It’s an inevitability that financial services will embrace the metaverse, according to experts, who gathered at this year’s Fintech Talents Festival. 

The festival played host to a plethora of fintech and payment firms as they shared new innovations and trends that are evolving the sector.

One of the most intriguing and emerging tech innovations comes in the form of the metaverse, a digital world that can hold capabilities for companies to interact with others and conduct their business within this virtual world. 

Financial institutions over the last several months have shown an interest in the Web3 world, with HSBC being one of the most notable banks to have bought land in the Sandbox decentralised space. But is there room for more to flourish? And what are the boundaries for further innovation with the metaverse still being in its infancy?

Caroline Hughes, Co-Founder and CEO of fintech metaverse infrastructure builder Lifetise, shared some of her insights of what elements are helping shape what she described as a ‘multiverse of metaverses’, and how fintech firms can take advantage of this. 

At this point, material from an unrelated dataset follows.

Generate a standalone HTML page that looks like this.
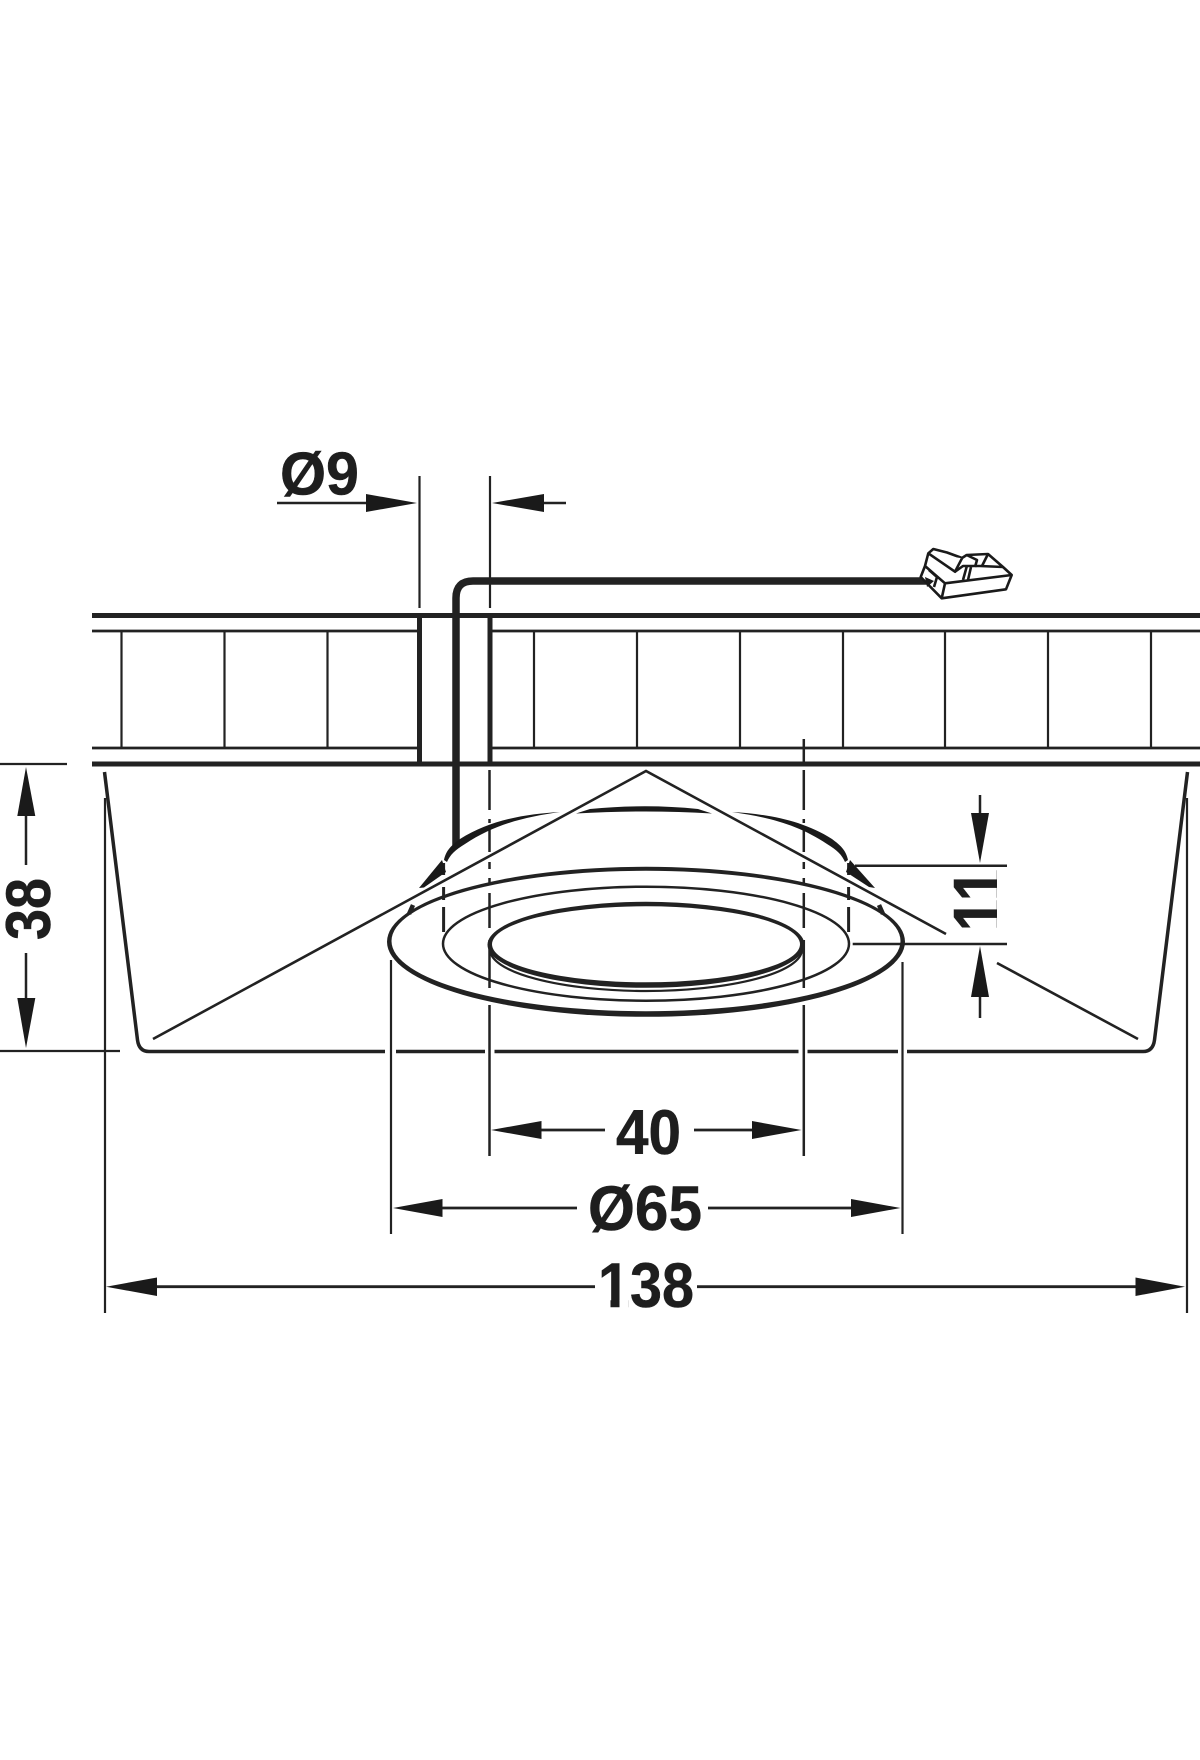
<!DOCTYPE html>
<html><head><meta charset="utf-8"><style>html,body{margin:0;padding:0;background:#fff}svg{display:block}text{font-family:"Liberation Sans",sans-serif;font-weight:700;font-size:63px;fill:#1e1e1e;stroke:#1e1e1e;stroke-width:.5;text-anchor:middle}</style></head>
<body>
<svg xmlns="http://www.w3.org/2000/svg" width="1200" height="1760" viewBox="0 0 1200 1760">
<rect width="1200" height="1760" fill="#fff"/>
<g fill="none" stroke="#222" stroke-linecap="butt">
<!-- panel -->
<path d="M92 615.500H1200M92 764H1200" stroke-width="5"/>
<path d="M92 631H419M490 631H1200M92 748H419M490 748H1200" stroke-width="2.800"/>
<path d="M419.500 613V766M490 613V766" stroke-width="5"/>
<path d="M121.500 631V748M224.500 631V748M327.500 631V748M534 631V748M637 631V748M740 631V748M843 631V748M945 631V748M1048 631V748M1151 631V748" stroke-width="2.200"/>
<!-- Ø9 extension -->
<path d="M419.500 476V608M490 476V608" stroke-width="2.200"/>
<path d="M277 503H370M540 503H566" stroke-width="2.500"/>
<!-- wire -->
<path d="M456 847V598Q456 581 473 581H932" stroke-width="7.500"/>
<!-- tray -->
<path d="M104.500 772L137.500 1040Q139 1051.500 149 1051.500H385M396 1051.500H485M494.500 1051.500H798.500M807.500 1051.500H898M907 1051.500H1143Q1153 1051.500 1154.500 1040L1187.500 772" stroke-width="3.500"/>
</g>
<!-- lamp -->
<ellipse cx="646" cy="941.800" rx="259" ry="75" fill="#222"/>
<ellipse cx="646" cy="941" rx="254.500" ry="70.200" fill="#fff"/>
<ellipse cx="646" cy="943.700" rx="203" ry="57" fill="none" stroke="#222" stroke-width="2.500"/>
<ellipse cx="646" cy="949.500" rx="156" ry="41.500" fill="none" stroke="#222" stroke-width="2.200"/>
<ellipse cx="646" cy="944.800" rx="158.500" ry="43" fill="#222"/>
<ellipse cx="646" cy="944.300" rx="154" ry="38" fill="#fff"/>
<g fill="none" stroke="#222">
<path d="M153 1039L646 771L946 934M997 963L1138 1039" stroke-width="2.600"/>
<path d="M409 914L413 905M879 905L883 914" stroke-width="4.500"/>
<!-- dash-dot -->
<path d="M489.500 770V810M489.500 819V823M489.500 828V852M489.500 862V869M489.500 878V883M489.500 893V928M489.500 940V988M489.500 1005V1156" stroke-width="2.500"/>
<path d="M803.800 739V762M803.800 770V810M803.800 819V823M803.800 828V852M803.800 862V869M803.800 878V883M803.800 893V928M803.800 940V988M803.800 1005V1156" stroke-width="2.500"/>
<path d="M443.600 863V875M443.600 887V900M443.600 907V932M848.600 863V875M848.600 887V900M848.600 907V932" stroke-width="3"/>
<!-- extension -->
<path d="M391 960V1234M902.500 962V1234" stroke-width="2.200"/>
<path d="M105 798V1313M1187 798V1313" stroke-width="2.200"/>
<path d="M0 764H67M0 1051H120" stroke-width="2.200"/>
<path d="M855 865.700H1007M852.700 944H1007" stroke-width="2.500"/>
<!-- dim lines -->
<path d="M26 816V865M26 953V998" stroke-width="2.500"/>
<path d="M980 795V815M980 995V1018" stroke-width="2.500"/>
<path d="M540 1130H605M694 1130H753" stroke-width="2.800"/>
<path d="M441 1208H577M708 1208H852" stroke-width="2.800"/>
<path d="M155 1286.700H595M697 1286.700H1137" stroke-width="2.800"/>
</g>
<g fill="#1a1a1a">
<path d="M366 494L417 503L366 512Z"/>
<path d="M492 503L544 494V512Z"/>
<path d="M26 767L35.300 816H17.300Z"/>
<path d="M26 1048L35.300 998H17.300Z"/>
<path d="M980 863L989 813H971Z"/>
<path d="M980 946L989 997H971Z"/>
<path d="M491 1130L541.500 1121V1139Z"/>
<path d="M801.500 1130L752 1121V1139Z"/>
<path d="M393 1208L442.500 1199V1217Z"/>
<path d="M900.500 1208L851 1199V1217Z"/>
<path d="M106 1286.700L157 1277.500V1296Z"/>
<path d="M1185 1286.700L1135.500 1277.500V1296Z"/>
<!-- dome -->
<path d="M576 813.500L590 809Q646 803.500 698 809L712 813.500Q646 809.500 576 813.500Z"/>
<path d="M444 860C446 850 452 845 460 839C490 820 525 814 560 812C525 817 495 824 465 844C455 850 450 855 447 862Z"/>
<path d="M848 860C846 850 840 845 832 839C802 820 767 814 732 812C767 817 797 824 827 844C837 850 842 855 845 862Z"/>
<!-- flares -->
<path d="M442 860L419 888L424 887.500L446 872Z"/>
<path d="M850 860L875 888L869 887L846 872Z"/>
</g>
<!-- connector -->
<g fill="#fff" stroke="#1a1a1a" stroke-width="2.600" stroke-linejoin="round">
<path d="M925 566L920.700 577L941.700 598.300L1006 589.300L1011.700 575L1003 567L988 554L966.700 555L962 558L947 552.500L933.300 549L928.300 553.300Z"/>
<path d="M945 583.300L941.700 598.300M945 583.300L1011.700 575M925 566L945 583.300M929 570L937 577L934 587"/>
<path d="M928.300 553.300L955 571.700L962 558.300M966.700 566.700L963 580M971 567L968 580M966.700 555L977 560L975 567M988 554L982 566"/>
<path d="M955 571.700L963 566L980 566L1003 567" fill="none"/>
</g>
<path d="M925 577L934 581L927 587Z" fill="#1a1a1a"/>
<!-- labels -->
<text x="319.500" y="494.500" textLength="79" lengthAdjust="spacingAndGlyphs" style="font-size:60px">Ø9</text>
<text x="648.500" y="1154" textLength="65" lengthAdjust="spacingAndGlyphs">40</text>
<text x="645" y="1230" textLength="114" lengthAdjust="spacingAndGlyphs">Ø65</text>
<text x="646" y="1307" textLength="96" lengthAdjust="spacingAndGlyphs">138</text>
<rect x="600" y="1300" width="10.500" height="9" fill="#fff"/>
<rect x="619.500" y="1300" width="9" height="9" fill="#fff"/>
<text transform="translate(50 909) rotate(-90)" textLength="62" lengthAdjust="spacingAndGlyphs">38</text>
<text transform="translate(1004.300 931.300) rotate(-90) scale(.8 1)" style="font-size:73px;text-anchor:start">1</text>
<text transform="translate(1004.300 901.300) rotate(-90) scale(.8 1)" style="font-size:73px;text-anchor:start">1</text>
<rect x="997" y="867.500" width="12" height="68" fill="#fff"/>
</svg>
</body></html>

She commented: “What we’ve got now is this intersection of metaverses that is based on games. It sits with ecommerce too with Nike buying Nike Land through Roblox, and then it also sits within social too. So games, social and ecommerce is what is really driving the metaverse.

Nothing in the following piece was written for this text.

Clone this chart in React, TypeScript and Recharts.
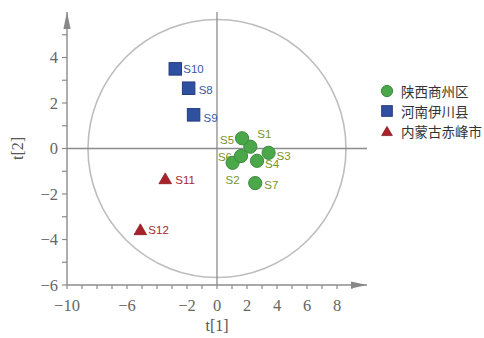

“It’s like ‘The Sims’ but in real life. A way for mass market consumers, instead of just looking at numbers on a ledger, it’s a different way to plan different life scenarios and be able to understand the legal ways of control through gameplay elements. Then we run the financial modules underneath and then go step-by-step on how to actually achieve it in real life.

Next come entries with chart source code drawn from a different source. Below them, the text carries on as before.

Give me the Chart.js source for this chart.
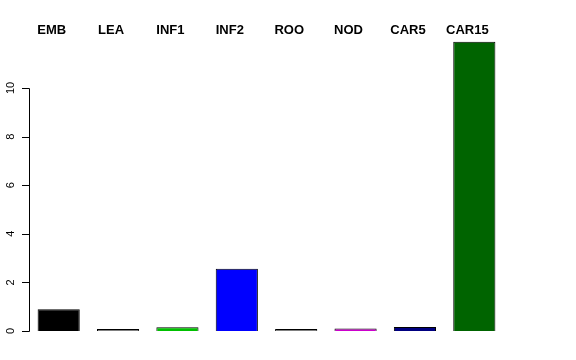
<!DOCTYPE html>
<html><head><meta charset="utf-8">
<script src="https://cdn.jsdelivr.net/npm/chart.js@4"></script>
<style>html,body{margin:0;padding:0;background:#fff}#w{width:576px;height:360px}</style>
</head><body><div id="w"><canvas id="c" width="576" height="360"></canvas></div>
<script>
const categories = ["EMB","LEA","INF1","INF2","ROO","NOD","CAR5","CAR15"];
const values = [0.9, 0.02, 0.15, 2.56, 0.02, 0.1, 0.16, 11.9];
const barColors = ["#000000","#808080","#00C000","#0000FF","#808080","#CC00CC","#000080","#006400"];
const yTicks = [0, 2, 4, 6, 8, 10];

const rAxis = {
  id: 'rAxis',
  afterDraw(chart) {
    const y = chart.scales.y, ctx = chart.ctx;
    const x0 = y.right;
    ctx.save();
    ctx.strokeStyle = '#000'; ctx.lineWidth = 1;
    ctx.beginPath();
    ctx.moveTo(x0 + 0.5, Math.round(y.getPixelForValue(yTicks[0])) + 0.5);
    ctx.lineTo(x0 + 0.5, Math.round(y.getPixelForValue(yTicks[yTicks.length-1])) + 0.5);
    yTicks.forEach(v => {
      const py = Math.round(y.getPixelForValue(v)) + 0.5;
      ctx.moveTo(x0 + 0.5, py); ctx.lineTo(x0 - 7, py);
    });
    ctx.stroke();
    ctx.fillStyle = '#000';
    ctx.font = '11px "Liberation Sans", Arial, sans-serif';
    ctx.textAlign = 'center'; ctx.textBaseline = 'middle';
    yTicks.forEach(v => {
      const py = y.getPixelForValue(v);
      ctx.save(); ctx.translate(11, py); ctx.rotate(-Math.PI/2);
      ctx.fillText(String(v), 0, 0); ctx.restore();
    });
    ctx.restore();
  }
};

new Chart(document.getElementById('c'), {
  type: 'bar',
  data: { labels: categories, datasets: [{
    data: values, backgroundColor: barColors, borderColor: '#000', borderWidth: 1,
    barPercentage: 0.71, categoryPercentage: 1.0, minBarLength: 2
  }]},
  options: {
    responsive: false, animation: false, devicePixelRatio: 1,
    layout: { padding: { left: 0, right: 72, top: 0, bottom: 29 } },
    plugins: { legend: { display: false }, tooltip: { enabled: false } },
    scales: {
      x: { position: 'top', grid: { display: false, drawTicks: false }, border: { display: false },
           ticks: { color: '#000', padding: 1, labelOffset: -7, font: { family: '"Liberation Sans", Arial, sans-serif', size: 13, weight: 'bold' }, maxRotation: 0 },
           afterFit(s) { s.height = 39.4; } },
      y: { min: 0, max: 12, grid: { display: false }, border: { display: false },
           ticks: { display: false, stepSize: 2 },
           afterFit(s) { s.width = 29; } }
    }
  },
  plugins: [rAxis]
});
</script></body></html>
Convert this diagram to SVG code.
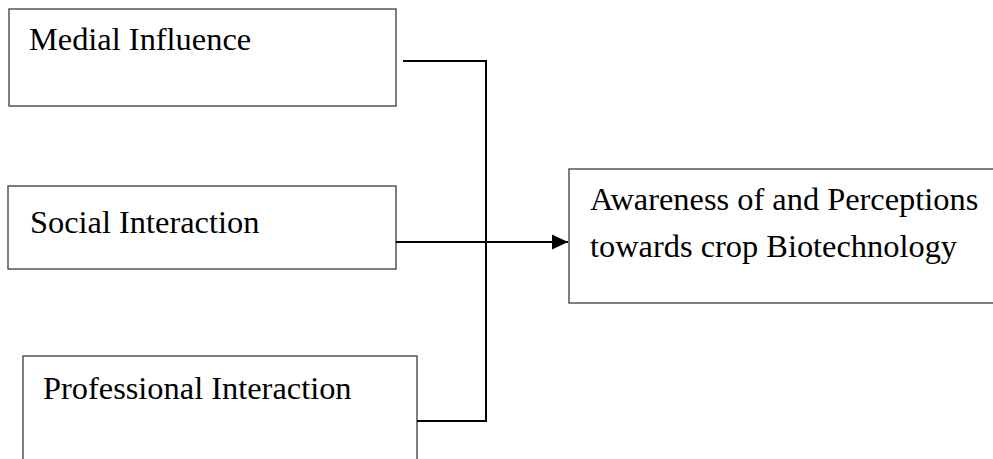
<svg xmlns="http://www.w3.org/2000/svg" width="993" height="459" viewBox="0 0 993 459">
  <style>
    .box { fill: #ffffff; stroke: #3a3a3a; stroke-width: 1.3; }
    .lbl { font-family: "Liberation Serif", "Times New Roman", serif; font-size: 32.4px; fill: #000000; }
    .conn { fill: none; stroke: #000000; stroke-width: 2; }
  </style>
  <defs>
    <marker id="arrow" markerUnits="userSpaceOnUse" markerWidth="16" markerHeight="16" viewBox="0 0 16 16" refX="16" refY="8" orient="auto">
      <path d="M0,0.5 L16,8 L0,15.5 Z" fill="#000000"/>
    </marker>
  </defs>
  <rect width="993" height="459" fill="#ffffff"/>
  <g id="medial-influence">
    <rect class="box" x="9" y="9" width="387" height="97"/>
    <text class="lbl" x="29" y="50">Medial Influence</text>
  </g>
  <g id="social-interaction">
    <rect class="box" x="8" y="186" width="388" height="83"/>
    <text class="lbl" x="30" y="233">Social Interaction</text>
  </g>
  <g id="professional-interaction">
    <rect class="box" x="23" y="356" width="394" height="120"/>
    <text class="lbl" x="43" y="399">Professional Interaction</text>
  </g>
  <g id="awareness">
    <rect class="box" x="569" y="169" width="440" height="134"/>
    <text class="lbl" x="590" y="210">Awareness of and Perceptions</text>
    <text class="lbl" x="590" y="257">towards crop Biotechnology</text>
  </g>
  <g id="connectors">
    <path class="conn" d="M403,61 H486 V421 H417"/>
    <line class="conn" x1="396" y1="242" x2="568" y2="242" marker-end="url(#arrow)"/>
  </g>
</svg>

“Our version is different because the metaverse is an output, it’s a simulation of your own life but designed to help you take action in the real world. It’s not just virtual for virtual sake, it’s ‘can I use this tech to help me visualise to help motivate people to take actions that actually affect their real world finances’. 

Hughes also revealed during the panel discussion that since 2021 a total of $2bn has been spent on metaverse land, with over 170 different metaverse being developed giving a sense of scale in the acceleration of adoption. 

Another panel speaker, Marie Dzanis, CEO of Northern Trust Global Investment, expanded on the funding aspect of the metaverse, highlighting that the wealth transfer in 2035 will hold up to $88 trillion in assets, focusing on a need to serve the generation which is demanding these new digital elements today. 

Dzanis said: “Personal experience, there is a very big gap in what investment management can offer an immersive experience, and what is available today as we are highly regulated. 

“There is a generational lens on this wealth transfer which is expected to occur in 2035, which is $88tr in assets, and when we think about that generation we have to better serve that generation to fully engage them at different levels.”

But when venturing into a new space, one which can have profound implications on how business is conducted, the change can always bring risks. 

Dzanis went into detail on the regulatory framework that could be put into place to safeguard the metaverse, but admits that the ‘code has not been cracked’ yet on how to properly regulate this digital space. 

She said: “The preferences of having tech and how we use them is certainly going to be more digital, so we are going to have to serve that. By engaging in a sense of communications which helps build trust and helps gain access, but what we have not cracked the code yet on is the regulatory burden. 

“There isn’t common taxonomy around definitions. If you run a global investment business, each country is very much fragmented on where they stand with it. 

“The Ministry of Finance in Germany made a call on their targets to become more digital and then there’s other regulators that are absolutely prohibitive on engaging in the digital aspects. But it’s not an if, it’s a when circumstance.”

Hughes expounded on Dzanis’ comments, outlining the risks and challenges the metaverse faces as a new concept that is still learning how to run itself. 

“The multiverse element of this makes it tricky, in terms of building this, because you have to decide which blockchains are we going to interact with,” admitted Hughes. 

“You have the difficulty around most metaverses, people have to own cryptocurrencies to interact with them, and that creates barriers to the average user. It does add a heck of a lot of complexity.”

Hughes even asked for a show of hands from the audience of how many have entered, interacted or even heard of the metaverse, with each reply drawing less and less hands. 

Hughes does admit that the hundreds of metaverses have made it hard to define what works and what doesn’t, as well revealing that “most things are not there yet” for the metaverse to be fully compliant and user friendly. 

She concluded: “There are a ton of people building and there’s a ton of money being put into it, but infrastructure is not there, user experience is not there, wallets not quite there yet. 

“It’s because we have this multiverse situation where there is no clear winner, and so there is a lot of activity across multiple different blockchains, so there isn’t that interoperability.”